Sustainability Counterplan – Very reminiscent of the Environmental Impact Statement (EIS) Counterplan, the Sustainability Counterplan (read by Emory GK Round 5 of the NDT), only does the plan if it passes a “sustainability assessment.” The internal net benefit they read was specific(ish) to antitrust but I could see this arising on other topics with a slightly different evidence set for the net benefit.

Enforcer Firms Counterplan – Similar counterplans (e.g. self-regulation) have been read in high school and college this year but the Enforcer Firms Counterplan was new. MSU read this counterplan round 7 of the NDT and it has the USFG empower enforcer-firms in the sector to monitor the practices that the plan prohibits. There’s an internal net benefit about water protection so that would probably look different in a high school round but counterplan itself has some cross-application potential.

Court Compulsion Counterplan – Michigan PR broke a Court Compulsion Counterplan round 6 of the NDT. The counterplan has the federal judiciary compel the executive branch to do the plan. It has an internal net benefit about how the counterplan narrows the political question doctrine (PQD) and that being good to set norms on drone warfare. On the high school topic, the judiciary could force the executive to do the plan and use the same internal net benefit.

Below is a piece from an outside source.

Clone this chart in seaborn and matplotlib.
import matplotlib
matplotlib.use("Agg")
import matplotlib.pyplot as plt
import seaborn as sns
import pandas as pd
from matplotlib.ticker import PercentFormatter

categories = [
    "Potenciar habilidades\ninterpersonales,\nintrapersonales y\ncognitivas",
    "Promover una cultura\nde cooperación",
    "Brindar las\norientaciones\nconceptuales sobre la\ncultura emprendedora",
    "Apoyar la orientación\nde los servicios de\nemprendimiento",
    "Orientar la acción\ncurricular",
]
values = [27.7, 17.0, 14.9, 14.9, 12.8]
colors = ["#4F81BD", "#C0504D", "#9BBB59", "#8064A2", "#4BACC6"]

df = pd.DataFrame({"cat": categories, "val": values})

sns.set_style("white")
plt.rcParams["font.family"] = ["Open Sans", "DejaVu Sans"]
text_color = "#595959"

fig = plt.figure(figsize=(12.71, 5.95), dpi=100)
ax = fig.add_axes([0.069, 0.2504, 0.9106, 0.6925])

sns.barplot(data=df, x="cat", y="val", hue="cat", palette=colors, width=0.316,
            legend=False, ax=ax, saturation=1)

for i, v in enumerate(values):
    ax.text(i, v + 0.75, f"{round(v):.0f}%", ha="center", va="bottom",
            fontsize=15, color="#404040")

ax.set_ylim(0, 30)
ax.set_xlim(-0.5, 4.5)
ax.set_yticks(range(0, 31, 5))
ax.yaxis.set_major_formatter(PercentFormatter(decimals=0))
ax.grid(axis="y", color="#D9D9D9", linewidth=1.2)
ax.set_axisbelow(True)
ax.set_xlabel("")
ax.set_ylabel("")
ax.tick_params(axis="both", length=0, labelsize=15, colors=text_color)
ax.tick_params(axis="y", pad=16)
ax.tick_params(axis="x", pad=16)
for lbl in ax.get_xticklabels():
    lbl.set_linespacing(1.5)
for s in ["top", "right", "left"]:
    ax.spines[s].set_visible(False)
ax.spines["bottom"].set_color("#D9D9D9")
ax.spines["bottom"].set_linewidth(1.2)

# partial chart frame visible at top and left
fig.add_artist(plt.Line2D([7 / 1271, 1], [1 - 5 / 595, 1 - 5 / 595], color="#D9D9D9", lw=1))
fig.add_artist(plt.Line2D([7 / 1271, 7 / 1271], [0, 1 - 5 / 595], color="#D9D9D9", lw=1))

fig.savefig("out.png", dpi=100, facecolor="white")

Remand Counterplan – It wasn’t technically read at the NDT but Michigan read a counterplan in the semifinals of Texas to remand the plan based on “reliance interests.” There was an internal net benefit about “de novo rulings” (fancy sua sponte) and an external disadvantage about reliance interests in environmental regulation. Several teams at the NDT subsequently read this combination of arguments. It would mostly have applicability against affirmatives that use the judiciary but there are still some courts affirmatives floating around on the high school topic and more might be broken.

Politics

The most popular agenda disadvantage, by far, was about the conference committee meetings over the Senate’s U.S. Innovation and Competition Act (USICA) and the House’s America COMPETES Act. SamfordUTD, and Georgetown (to name a few) read it with impacts about semiconductors, manufacturing, and competition with China. In addition, there were confirmation disadvantages about Gigi Sohn for the FCC, Alvaro Bedoya for the FTC, and Ketanji Brown Jackson for the Supreme Court. KBJ was confirmed last week and who knows where Sohn and Bedoya will be in a few weeks but these might pop up at future tournaments. Northwestern and Wyoming read disadvantages about the Iran deal that are almost certain to stick around for a while – it was an incredibly popular disadvantage the first time around. There were also a smattering of teams still trying to make a disadvantage happen about smaller components of Build Back Better (e.g. warming and drug prices).

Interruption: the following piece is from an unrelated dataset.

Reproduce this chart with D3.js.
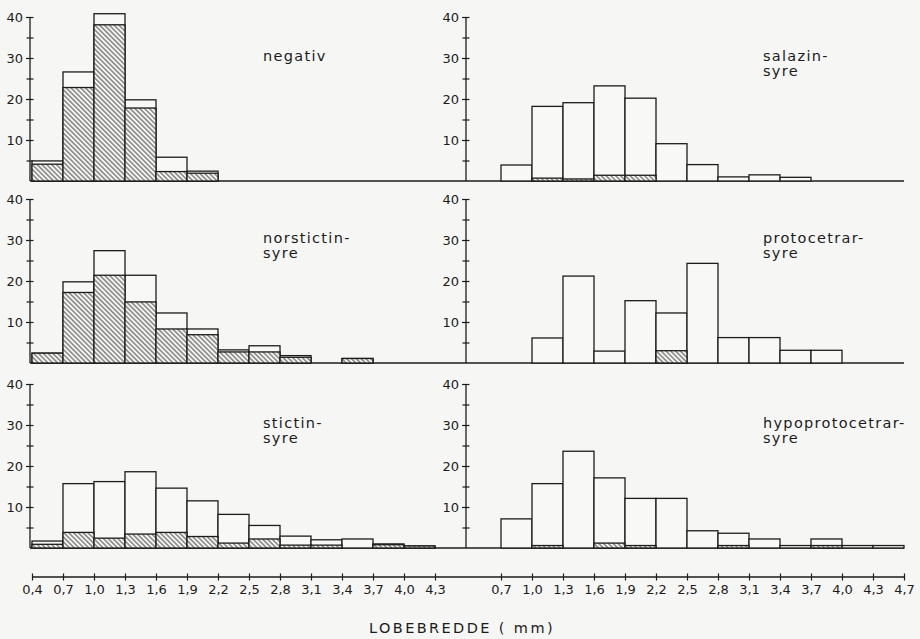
<!DOCTYPE html>
<html>
<head>
<meta charset="utf-8">
<script src="https://cdn.jsdelivr.net/npm/d3@7"></script>
<style>
  html, body { margin: 0; padding: 0; background: #f6f6f4; }
  svg { display: block; }
  text { font-family: "DejaVu Sans", "Liberation Sans", sans-serif; fill: #1c1c1c; }
</style>
</head>
<body>
<svg id="chart" width="920" height="639"></svg>
<script>
// ---- tick labels (bin edges) ----
const leftTicks  = ["0,4","0,7","1,0","1,3","1,6","1,9","2,2","2,5","2,8","3,1","3,4","3,7","4,0","4,3"];
const rightTicks = ["0,7","1,0","1,3","1,6","1,9","2,2","2,5","2,8","3,1","3,4","3,7","4,0","4,3","4,7"];
const yTickValues = [5,10,15,20,25,30,35,40];

// ---- series: total (white bar) and hatched part, per bin ----
// left column bins start at 0,4 ; right column bins start at 0,7
const negativTotal   = [4.9, 26.6, 40.8, 19.8, 5.8, 2.4, 0, 0, 0, 0, 0, 0, 0];
const negativHatched = [4.1, 22.8, 38.1, 17.8, 2.3, 1.9, 0, 0, 0, 0, 0, 0, 0];

const salazinTotal   = [3.9, 18.2, 19.1, 23.2, 20.2, 9.1, 4.0, 1.0, 1.5, 0.9, 0, 0, 0];
const salazinHatched = [0, 0.7, 0.5, 1.4, 1.4, 0, 0, 0, 0, 0, 0, 0, 0];

const norstictinTotal   = [2.4, 19.8, 27.4, 21.4, 12.2, 8.3, 3.2, 4.2, 1.8, 0, 1.1, 0, 0];
const norstictinHatched = [2.4, 17.2, 21.4, 14.9, 8.3, 6.9, 2.7, 2.7, 1.4, 0, 1.1, 0, 0];

const protocetrarTotal   = [0, 6.1, 21.2, 2.9, 15.2, 12.2, 24.3, 6.2, 6.2, 3.1, 3.1, 0, 0];
const protocetrarHatched = [0, 0, 0, 0, 0, 3.0, 0, 0, 0, 0, 0, 0, 0];

const stictinTotal   = [1.7, 15.7, 16.2, 18.6, 14.6, 11.5, 8.2, 5.5, 2.9, 2.0, 2.2, 1.0, 0.5];
const stictinHatched = [0.9, 3.8, 2.4, 3.4, 3.8, 2.8, 1.2, 2.2, 0.7, 0.7, 0, 0.8, 0.5];

const hypoTotal   = [7.1, 15.7, 23.6, 17.1, 12.1, 12.1, 4.2, 3.6, 2.2, 0.6, 2.2, 0.6, 0.6];
const hypoHatched = [0, 0.6, 0, 1.2, 0.6, 0, 0, 0.6, 0, 0, 0.6, 0, 0];

const panels = [
  {col: 0, row: 0, lines: ["negativ"], total: negativTotal, hatched: negativHatched},
  {col: 1, row: 0, lines: ["salazin-", "syre"], total: salazinTotal, hatched: salazinHatched},
  {col: 0, row: 1, lines: ["norstictin-", "syre"], total: norstictinTotal, hatched: norstictinHatched},
  {col: 1, row: 1, lines: ["protocetrar-", "syre"], total: protocetrarTotal, hatched: protocetrarHatched},
  {col: 0, row: 2, lines: ["stictin-", "syre"], total: stictinTotal, hatched: stictinHatched},
  {col: 1, row: 2, lines: ["hypoprotocetrar-", "syre"], total: hypoTotal, hatched: hypoHatched}
];

// ---- layout ----
const INK = "#1c1c1c";
const svg = d3.select("#chart");
const rowBase = [181, 363, 548];
const axisX = [30, 466];
const labelX = [263, 763];
const xScales = [
  d3.scaleLinear().domain([0, 13]).range([32, 435]),
  d3.scaleLinear().domain([0, 13]).range([501, 904])
];
const lineEndX = 904;

// hatch pattern
const defs = svg.append("defs");
const pat = defs.append("pattern")
  .attr("id", "hatch").attr("patternUnits", "userSpaceOnUse")
  .attr("width", 3.4).attr("height", 3.4)
  .attr("patternTransform", "rotate(-45)");
pat.append("rect").attr("width", 3.4).attr("height", 3.4).attr("fill", "#f6f6f4");
pat.append("line").attr("x1", 1.7).attr("y1", -1).attr("x2", 1.7).attr("y2", 4.4)
  .attr("stroke", "#2a2a2a").attr("stroke-width", 0.85);

// baselines (continuous across both columns)
rowBase.forEach(b => {
  svg.append("line").attr("x1", axisX[0]).attr("x2", lineEndX)
    .attr("y1", b).attr("y2", b).attr("stroke", INK).attr("stroke-width", 1.4);
});

panels.forEach(p => {
  const base = rowBase[p.row];
  const y = d3.scaleLinear().domain([0, 40]).range([base, base - 164]);
  const x = xScales[p.col];
  const g = svg.append("g");

  // y axis
  const ax = g.append("g")
    .attr("transform", `translate(${axisX[p.col]},0)`)
    .call(d3.axisLeft(y).tickValues(yTickValues).tickSize(4)
      .tickFormat(d => d % 10 === 0 ? d : ""));
  ax.select(".domain").remove();
  ax.selectAll(".tick line").attr("x1", d => d % 10 === 0 ? -4 : -3.5).attr("x2", 3.5)
    .attr("stroke", INK).attr("stroke-width", 1.2);
  ax.selectAll(".tick text").attr("x", -7).attr("font-size", 13)
    .attr("font-family", "DejaVu Sans, sans-serif").attr("fill", INK);
  ax.append("line").attr("x1", 0).attr("x2", 0).attr("y1", y(0)).attr("y2", y(40))
    .attr("stroke", INK).attr("stroke-width", 1.3);

  const idx = d3.range(p.total.length).filter(i => p.total[i] > 0);
  // total bars
  g.selectAll("rect.tot").data(idx).join("rect").attr("class", "tot")
    .attr("x", i => x(i)).attr("width", i => x(i + 1) - x(i))
    .attr("y", i => y(p.total[i])).attr("height", i => y(0) - y(p.total[i]))
    .attr("fill", "#f8f8f6").attr("stroke", INK).attr("stroke-width", 1.3);
  // hatched part
  const hidx = idx.filter(i => p.hatched[i] > 0);
  g.selectAll("rect.hat").data(hidx).join("rect").attr("class", "hat")
    .attr("x", i => x(i)).attr("width", i => x(i + 1) - x(i))
    .attr("y", i => y(p.hatched[i])).attr("height", i => y(0) - y(p.hatched[i]))
    .attr("fill", "url(#hatch)").attr("stroke", INK).attr("stroke-width", 1.3);

  // label
  const t = g.append("text").attr("x", labelX[p.col]).attr("y", base - 120)
    .attr("font-size", 14.5).attr("letter-spacing", 1.3);
  p.lines.forEach((ln, k) => {
    t.append("tspan").attr("x", labelX[p.col]).attr("dy", k === 0 ? 0 : 15).text(ln);
  });
});

// bottom x axes
const axisY = 577;
svg.append("line").attr("x1", 32).attr("x2", 904).attr("y1", axisY).attr("y2", axisY)
  .attr("stroke", INK).attr("stroke-width", 1.3);
[leftTicks, rightTicks].forEach((labels, c) => {
  const ax = svg.append("g").attr("transform", `translate(0,${axisY})`)
    .call(d3.axisBottom(xScales[c]).tickValues(d3.range(14)).tickSize(4)
      .tickFormat(i => labels[i]));
  ax.select(".domain").remove();
  ax.selectAll(".tick line").attr("y1", -3.5).attr("y2", 3.5)
    .attr("stroke", INK).attr("stroke-width", 1.2);
  ax.selectAll(".tick text").attr("y", 8).attr("font-size", 13)
    .attr("font-family", "DejaVu Sans, sans-serif").attr("fill", INK);
});

// axis title
svg.append("text").attr("x", 462).attr("y", 633).attr("text-anchor", "middle")
  .attr("font-size", 14.5).attr("letter-spacing", 2.4).text("LOBEBREDDE ( mm)");
</script>
</body>
</html>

In addition to disadvantages about the agenda, the midterms disadvantage is officially back. Minnesota has been reading a midterms disadvantage about Democratic majorities being bad most of the year. Several other teams had started reading “Dems bad” midterms disadvantages by the end of the year. Most teams either read an impact about the filibuster being good (the argument is that the Democrats would end it and that’s bad) or foreign policy resolve (Republicans are better for military/deterrence/foreign policy goals). MSU broke the opposite disadvantage – Democratic majorities are good – round 3 of the NDT.

Other Themes

Sometimes it’s not specific arguments that make the jump to high school but argument themes that cross over. This year in college debate there’s been a surprising amount of court clog (including a state court clog disadvantage read by Cal-Berkeley round 5 of the NDT), unions (a unions good disadvantage from Wyoming at ADA and a unions bad disadvantage from Michigan at Texas) and blockchain. There’s also been many debates over ways to stop practices (torts, contract law, injunction, code of conduct, industry self-regulation, taxation, etc.). It’s unclear how many of those would be competitive on the high school topic but they could always appear as affirmative mechanisms as well.

Concluding Thoughts

The Spartan Debate Institute (SDI) did a webinar last year with some high school students and SDI instructors about end of season prep. It was specific to the CJR topic but lots of the advice would be helpful as you prepare this year as well. These are just some things from late in the college season that might apply on the water topic so it’s not meant to be exhaustive. A big part of preparing for end-of-season high school tournaments is dealing with the influx of college folks and college arguments so hopefully this helps. Good luck to everyone preparing for the end of the season!